By Jim Dunn, Professor of Agricultural Economics, Penn State University
Both Class III and Class IV milk prices were up slightly from January, although my estimate of the February all-milk price is slightly lower than last month. The butter price was down 12.5 cents to $2.04. There was no precipitous drop, but rather just a gradual downward drift. The real issue is that world milk production is up, with EU milk production up 2.9% since quotas ended last Spring. While some countries, especially Britain and France, are struggling in the absence of quotas other countries are expanding. Furthermore, New Zealand and Australia are being impacted less by El Niño than was expected. Cheese markets are essentially unchanged from January at $1.517/lb., having recovered by 7¢/lb. in early March. Cheese futures are lower until July and then trend upward to over $1.69 for the remainder of 2016. The dry products have risen, with skim milk powder up 3% and dry whey up 4.4%. The February Class III price of $13.80 is 0.6% higher than January, while Class IV is up 1.3% at $13.49. Last year at this time butter was 30¢/lb. lower. The domestic demand for dairy products is slow and our exports are still affected by unfavorable currency values. Although the New Zealand's dollar is up 2.4% and the Australian dollar is 4.8% higher than a month ago, the Euro has dropped 4.3%. China's continuing economic woes are hurting the U.S. economy in general and our agricultural exports are weak across the board. Milk production in the major exporting countries continues to rise, while Chinese imports are recovering ever so slightly. According to the Dairy Export Council, the dollar gained 11 to 15% against the three major dairy exporters in 2015. This organization does not expect dairy exports to recover in 2016. I estimate the February Pennsylvania all-milk price to be $16.96/cwt, down $0.44 from January and the March price to be $16.82. The dairy futures market prices (See Table 1) show continuing low prices for Class III for the next few months, although rising in the latter half of the year. They average $14.19/cwt. for 2016 overall, with prices before August below this average. The Class IV futures prices show a similar pattern, although with a lower price for the year overall. The February Class IV price was up $0.18/cwt. from January at $13.49/cwt., reflecting weak butter market. My forecast for the average Pennsylvania all-milk price for 2016 is $17.77/cwt., or $0.70 below the average of 2015. Overall the price outlook for 2016 is weak.
Corn and Soybean Markets
Corn markets have dropped a little in the past month, and soybeans and soybean meal have stayed the same. The world economy and its challenges continue to hang over all major agricultural markets. The large world feed inventories do not suggest higher prices, and both Brazil and Argentina are expected to produce record crops, so beans and corn should remain low for the foreseeable future.
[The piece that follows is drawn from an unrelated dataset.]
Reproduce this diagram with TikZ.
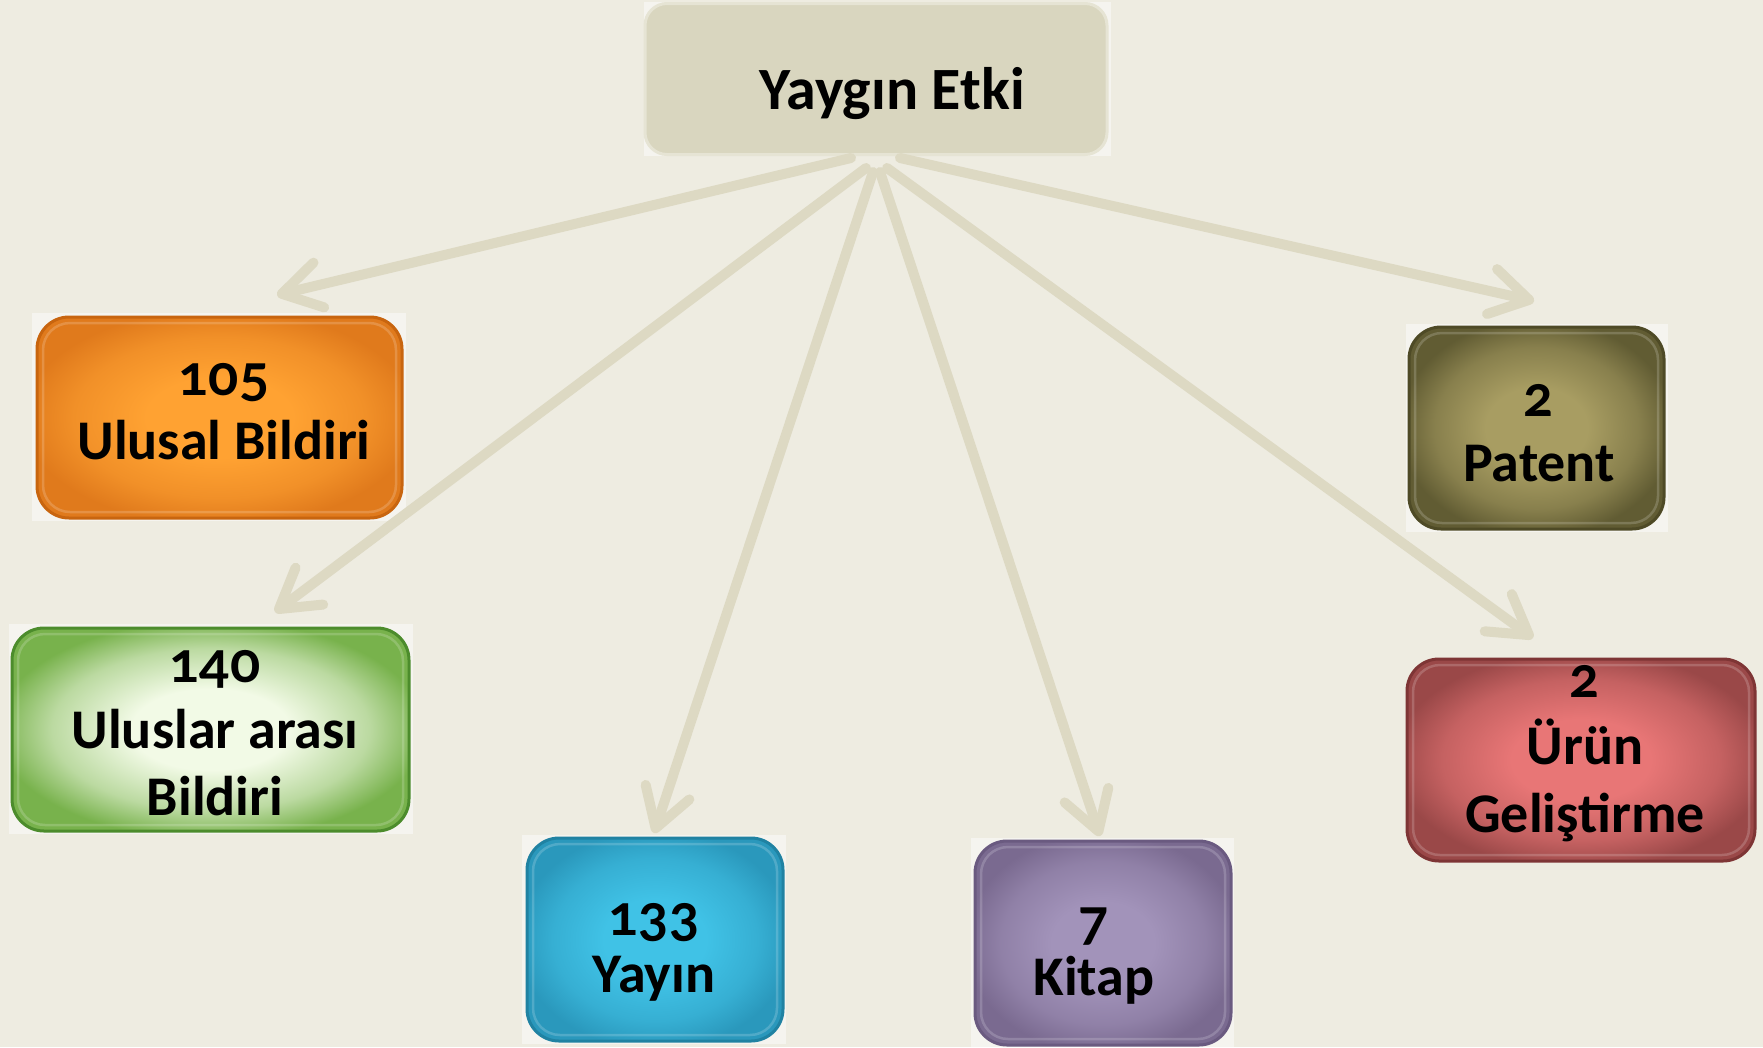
\documentclass[tikz,border=0pt]{standalone}
\usepackage{fontspec}
\setmainfont{Carlito}
\newfontfamily\dig{Lato}[Numbers=OldStyle]
\usetikzlibrary{arrows.meta}
\definecolor{bgc}{HTML}{EEECE1}
\definecolor{arrc}{HTML}{DDD9C3}
\definecolor{backc}{HTML}{F5F4EF}
\definecolor{rootf}{HTML}{D9D6BF}
\definecolor{rootd}{HTML}{E6E4D4}
\definecolor{orI}{HTML}{FFA232}\definecolor{orO}{HTML}{E07A1C}\definecolor{orD}{HTML}{C8650F}
\definecolor{grI}{HTML}{F2FAE6}\definecolor{grO}{HTML}{78B24C}\definecolor{grD}{HTML}{4C8C2C}
\definecolor{cyI}{HTML}{40C2E6}\definecolor{cyO}{HTML}{2A98BC}\definecolor{cyD}{HTML}{2082A2}
\definecolor{puI}{HTML}{A293BA}\definecolor{puO}{HTML}{7A6A90}\definecolor{puD}{HTML}{6A5A80}
\definecolor{olI}{HTML}{A89D62}\definecolor{olO}{HTML}{615C33}\definecolor{olD}{HTML}{4E4A26}
\definecolor{reI}{HTML}{E87676}\definecolor{reO}{HTML}{9A4848}\definecolor{reD}{HTML}{7E3535}
\newcommand\mkshade[3]{\pgfdeclareradialshading{#1}{\pgfpoint{0bp}{0bp}}{color(0bp)=(#2);color(10bp)=(#2);color(20bp)=(#2!55!#3);color(27bp)=(#3);color(50bp)=(#3)}}
\mkshade{shOr}{orI}{orO}
\mkshade{shGr}{grI}{grO}
\mkshade{shCy}{cyI}{cyO}
\mkshade{shPu}{puI}{puO}
\mkshade{shOl}{olI}{olO}
\mkshade{shRe}{reI}{reO}
\begin{document}
\begin{tikzpicture}[x=1pt,y=-1pt,
  tile/.style={rectangle, rounded corners=32pt, line width=3pt, inner sep=0pt,
    path picture={\draw[white, opacity=0.18, line width=2.5pt, rounded corners=27pt]
      ([shift={(6pt,-6pt)}]path picture bounding box.north west) rectangle
      ([shift={(-6pt,6pt)}]path picture bounding box.south east);}},
  plain/.style={rectangle, rounded corners=22pt, line width=3pt, inner sep=0pt},
  backdrop/.style={rectangle, fill=backc, inner sep=0pt},
  lbl/.style={align=center, inner sep=0pt, anchor=base},
  arr/.style={draw=arrc, line width=10pt, line cap=round,
    -{Straight Barb[length=38pt,width=46pt,round]}}]
\fill[bgc] (0,0) rectangle (1763,1047);
\useasboundingbox (0,0) rectangle (1763,1047);
% backdrops
\node[backdrop, minimum width=467pt, minimum height=154pt] (rootB) at (877.5,79) {};
\node[backdrop, minimum width=374pt, minimum height=208pt] (ubB) at (219,417) {};
\node[backdrop, minimum width=404pt, minimum height=210pt] (ibB) at (211,729) {};
\node[backdrop, minimum width=264pt, minimum height=209pt] (ybB) at (654,939.5) {};
\node[backdrop, minimum width=263pt, minimum height=209pt] (kbB) at (1102.5,942.5) {};
\node[backdrop, minimum width=262pt, minimum height=208pt] (pbB) at (1536.5,428) {};
% boxes
\node[plain, fill=rootf, draw=rootd, minimum width=462pt, minimum height=151pt] (root) at (876,79) {};
\node[tile, shading=shOr, draw=orD, minimum width=365pt, minimum height=201pt] (ub) at (219.5,417.5) {};
\node[tile, shading=shGr, draw=grD, minimum width=397pt, minimum height=203pt] (ib) at (210.5,729.5) {};
\node[tile, shading=shCy, draw=cyD, minimum width=256pt, minimum height=203pt] (yb) at (655,939.5) {};
\node[tile, shading=shPu, draw=puD, minimum width=256pt, minimum height=204pt] (kb) at (1103,943) {};
\node[tile, shading=shOl, draw=olD, minimum width=255pt, minimum height=202pt] (pb) at (1536.5,428) {};
\node[tile, shading=shRe, draw=reD, minimum width=348pt, minimum height=202pt] (rb) at (1581,760) {};
% texts (anchor = baseline of last line)
\node[lbl, font=\bfseries\fontsize{60}{70}\selectfont] (rootT) at (892,109) {Yaygın Etki};
\node[lbl, font=\bfseries\fontsize{56}{64}\selectfont] (ubT) at (224,459) {{\dig 105}\\Ulusal Bildiri};
\node[lbl, font=\bfseries\fontsize{56}{66.5}\selectfont] (ibT) at (215,815) {{\dig 140}\\Uluslar arası\\Bildiri};
\node[lbl, font=\bfseries\fontsize{56}{57}\selectfont] (ybT) at (654,992) {{\dig 133}\\Yayın};
\node[lbl, font=\bfseries\fontsize{56}{56}\selectfont] (kbT) at (1094,995) {{\dig 7}\\Kitap};
\node[lbl, font=\bfseries\fontsize{56}{65}\selectfont] (pbT) at (1539,481) {{\dig 2}\\Patent};
\node[lbl, font=\bfseries\fontsize{56}{67.5}\selectfont] (rbT) at (1585,832) {{\dig 2}\\Ürün\\Geliştirme};
% connector coordinates
\coordinate (s1) at (851,158); \coordinate (t1) at (277,295);
\coordinate (s2) at (866,168); \coordinate (t2) at (275,612);
\coordinate (s3) at (873,172); \coordinate (t3) at (654,833);
\coordinate (s4) at (880,172); \coordinate (t4) at (1100,836);
\coordinate (s5) at (887,168); \coordinate (t5) at (1533,638);
\coordinate (s6) at (900,158); \coordinate (t6) at (1534,301);
\draw[arr] (s1) -- (t1);
\draw[arr] (s2) -- (t2);
\draw[arr] (s3) -- (t3);
\draw[arr] (s4) -- (t4);
\draw[arr] (s5) -- (t5);
\draw[arr] (s6) -- (t6);
\end{tikzpicture}
\end{document}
Income over Feed Costs (IOFC)
Penn State's measure of income over feed costs fell by 2.4% in February from January, as lower feed prices combined with slightly higher milk. Figure 1 shows how these values compare to recent years. Note that February's income over feed cost is lower than last year's value. February's value for IOFC of $6.62/cow/day is not good. Income over feed cost reflects daily gross milk income less feed costs for an average cow producing 65 pounds of milk per day.
Table 2 and Figure 1 showing the monthly data follow.
The allocation of the revenue per hundred pounds of milk (milk margin) is shown in Table 3. The milk margin is the estimated amount of the Pennsylvania all milk price that remains after the feed costs per hundredweight of milk production are paid. Like income over feed cost, this measure shows that the February PA milk margin was 2.4% lower than in January.
Given that corn and soybean meal prices are not expected to rise very much, the moderate increases in milk prices shown in the futures markets for the second half of 2016 would increase IOFC should they occur.
The latest milk production report showed January milk production up 0.25% from a year earlier (Figure 2). This increase in milk production is very small and lower than the small increases of the second half of 2015. The Midwest continues to have very sizeable increases in milk production, while California and several states in the West continue to decrease production with their drought. Other than New York, which increased milk production by 4.3%, the Northeast is essentially unchanged. Pennsylvania increased milk production by 0.3% over a year earlier.
The monthly cow numbers are shown in Figure 3. The January cow numbers were 0.02% more than in January 2015. An estimated 30,000 cows were killed in the end of the year severe snowstorm in west Texas and New Mexico.